The seedlings I am leaving behind for a week are sitting in wet beds.
Though the spring has put us back at least a month, there will be a concertina effect within days: spring and frenetic garden work will hit with a compression bang, so I’ll be heading to Styx Crossing with many of these babies in a week. Up there, the clock will be ticking furiously. I have no time to get or build any greenhouse, no lights, not even cold frames, so until that alters, I’ll be back and forth, bush to city quite a bit until the major first-week-of-June plant. Since weed is the most prolific crop there, one of my first tasks may be to create a temporary weed-free bedding area, but the peas need to find their summer home possibly before I even open my own.

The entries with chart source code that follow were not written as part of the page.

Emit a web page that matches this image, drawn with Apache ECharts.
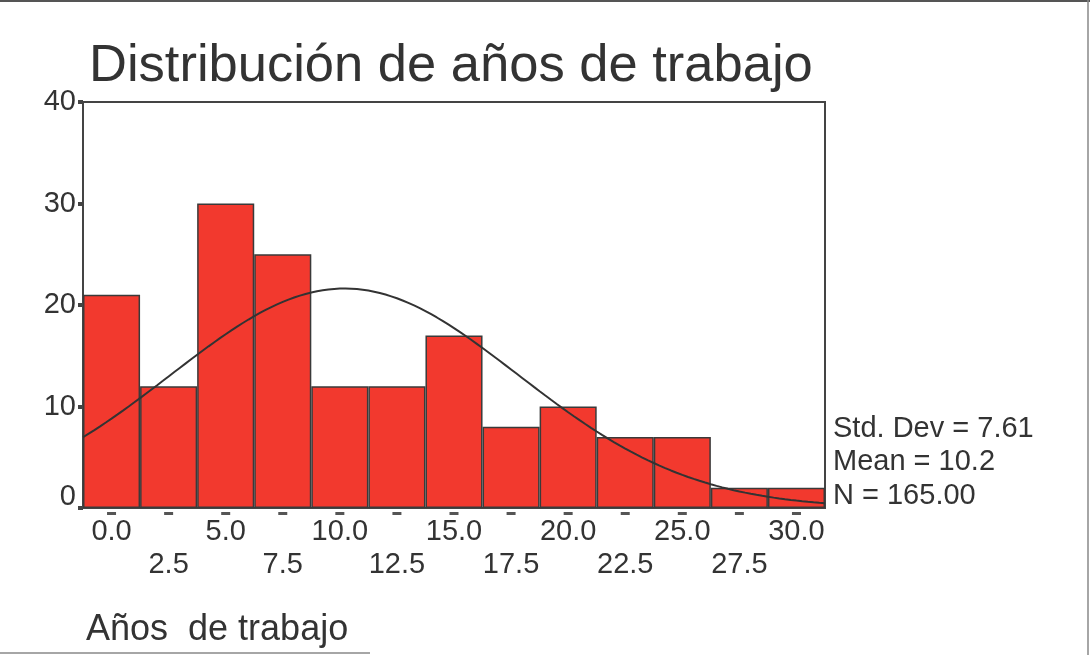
<!DOCTYPE html>
<html>
<head>
<meta charset="utf-8">
<title>Distribución de años de trabajo</title>
<script src="https://cdn.jsdelivr.net/npm/echarts@6/dist/echarts.min.js"></script>
<style>
  html, body { margin: 0; padding: 0; background: #ffffff; }
  #chart { width: 1090px; height: 655px; }
</style>
</head>
<body>
<div id="chart"></div>
<script>
// Histogram bins (centre of each 2.5-year interval) and their counts
const binLabels = ['0.0', '2.5', '5.0', '7.5', '10.0', '12.5', '15.0', '17.5', '20.0', '22.5', '25.0', '27.5', '30.0'];
const binCenters = [0, 2.5, 5, 7.5, 10, 12.5, 15, 17.5, 20, 22.5, 25, 27.5, 30];
const counts = [21, 12, 30, 25, 12, 12, 17, 8, 10, 7, 7, 2, 2];
const yTicks = [0, 10, 20, 30, 40];

// Summary statistics shown beside the plot
const stdDev = 7.61;
const mean = 10.2;
const nCases = 165;
const binWidth = 2.5;

const FONT = "'Liberation Sans', Arial, sans-serif";
const INK = '#333333';

// Fitted normal curve, scaled to the histogram counts
const xMin = binCenters[0] - binWidth / 2;
const xMax = binCenters[binCenters.length - 1] + binWidth / 2;
const curve = [];
for (let i = 0; i <= 130; i++) {
  const x = xMin + (xMax - xMin) * i / 130;
  const z = (x - mean) / stdDev;
  const y = nCases * binWidth / (stdDev * Math.sqrt(2 * Math.PI)) * Math.exp(-0.5 * z * z);
  curve.push([x, y]);
}

const chart = echarts.init(document.getElementById('chart'), null, { renderer: 'canvas' });

chart.setOption({
  backgroundColor: '#ffffff',
  animation: false,
  title: {
    text: 'Distribución de años de trabajo',
    left: 84,
    top: 35,
    textStyle: { fontFamily: FONT, fontSize: 52.5, fontWeight: 'normal', color: INK }
  },
  grid: {
    left: 83, right: 265, top: 102, bottom: 147,
    show: true, borderColor: '#444', borderWidth: 2, backgroundColor: 'transparent'
  },
  xAxis: [
    {
      type: 'category',
      data: binLabels,
      boundaryGap: true,
      axisLine: { show: true, onZero: false, lineStyle: { color: '#444', width: 2 } },
      axisTick: { show: false },
      axisLabel: {
        interval: 0,
        margin: 4,
        formatter: function (value, index) {
          return index % 2 === 0
            ? '{d| }\n{v|' + value + '}'
            : '{d| }\n{s| }\n{v|' + value + '}';
        },
        rich: {
          d: { width: 9, height: 3, lineHeight: 3, fontSize: 2, backgroundColor: '#555' },
          s: { fontSize: 10, lineHeight: 33 },
          v: { fontFamily: FONT, fontSize: 29, lineHeight: 33, color: INK }
        }
      },
      splitLine: { show: false }
    },
    {
      type: 'value',
      min: xMin,
      max: xMax,
      show: false
    }
  ],
  yAxis: {
    type: 'value',
    min: 0,
    max: 40,
    interval: 10,
    axisLine: { show: true, onZero: false, lineStyle: { color: '#444', width: 2 } },
    axisTick: { show: true, inside: false, length: 5, lineStyle: { color: '#444', width: 4 } },
    splitLine: { show: false },
    axisLabel: {
      margin: 7,
      formatter: function (v) {
        return v === 0 ? '{z|0}' : '{n|' + v + '}';
      },
      rich: {
        n: { fontFamily: FONT, fontSize: 29, color: INK },
        z: { fontFamily: FONT, fontSize: 29, color: INK, padding: [0, 0, 22, 0] }
      }
    }
  },
  series: [
    {
      type: 'bar',
      xAxisIndex: 0,
      data: counts,
      barCategoryGap: '0%',
      itemStyle: { color: '#f2392e', borderColor: '#3a3a3a', borderWidth: 1.5 },
      z: 2
    },
    {
      type: 'line',
      xAxisIndex: 1,
      data: curve,
      showSymbol: false,
      smooth: false,
      lineStyle: { color: '#333333', width: 2 },
      z: 3
    }
  ],
  graphic: [
    {
      type: 'text',
      left: 833,
      top: 412,
      style: {
        text: 'Std. Dev = ' + stdDev.toFixed(2) + '\nMean = ' + mean.toFixed(1) + '\nN = ' + nCases.toFixed(2),
        fontFamily: FONT,
        fontSize: 29,
        lineHeight: 33.5,
        fill: INK
      }
    },
    {
      type: 'text',
      left: 86,
      top: 612,
      style: {
        text: 'Años  de trabajo',
        fontFamily: FONT,
        fontSize: 36,
        fill: INK
      }
    },
    // page frame edges
    { type: 'line', shape: { x1: 0, y1: 1, x2: 1090, y2: 1 }, style: { stroke: '#555', lineWidth: 2 } },
    { type: 'line', shape: { x1: 1088, y1: 0, x2: 1088, y2: 655 }, style: { stroke: '#888', lineWidth: 1.5 } },
    { type: 'line', shape: { x1: 0, y1: 653, x2: 370, y2: 653 }, style: { stroke: '#888', lineWidth: 1.5 } }
  ]
});
</script>
</body>
</html>
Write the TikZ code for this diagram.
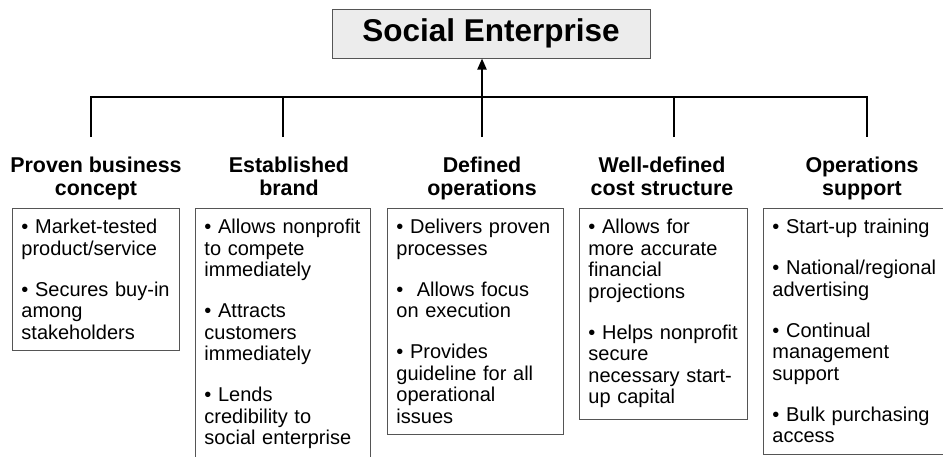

I am highly grumpy and emotionally frail about garden failures yet, and this I attribute to never having been counselled while growing up, that failure is just one small component of all roads to success. Quite the opposite. I was not-so-subliminally deemed the “dummy” by my mother in a family of near geniuses. Which book I chose to read was inevitably a dim reflection of my worth; the music I listened to was ranked by my brothers; and whether I chose to be with friends or to be alone, was always the foolhardy decision according to my mother. Even much later in life, while having to suddenly earn a living at real estate, the overtly taught mantra of courting failure as route to success, seemed an atrocious con job perpetrated the slick and well-paid motivational speakers I suffered through. But none-the-less, at least on an intellectual level, the benefits and wisdom of learning good from failure are ever so slowly getting through to me, and its injurious nature becomes a little bit easier to bear. Still, at the age of nearly sixty-five years, I grit my teeth and feel shame.
I have bought and employed a mechanical composter that efficiently turns my live kitchen scrap slime into pristine rich fertilizer in about three hours, thus nicely saving my two yard compost piles from overflow.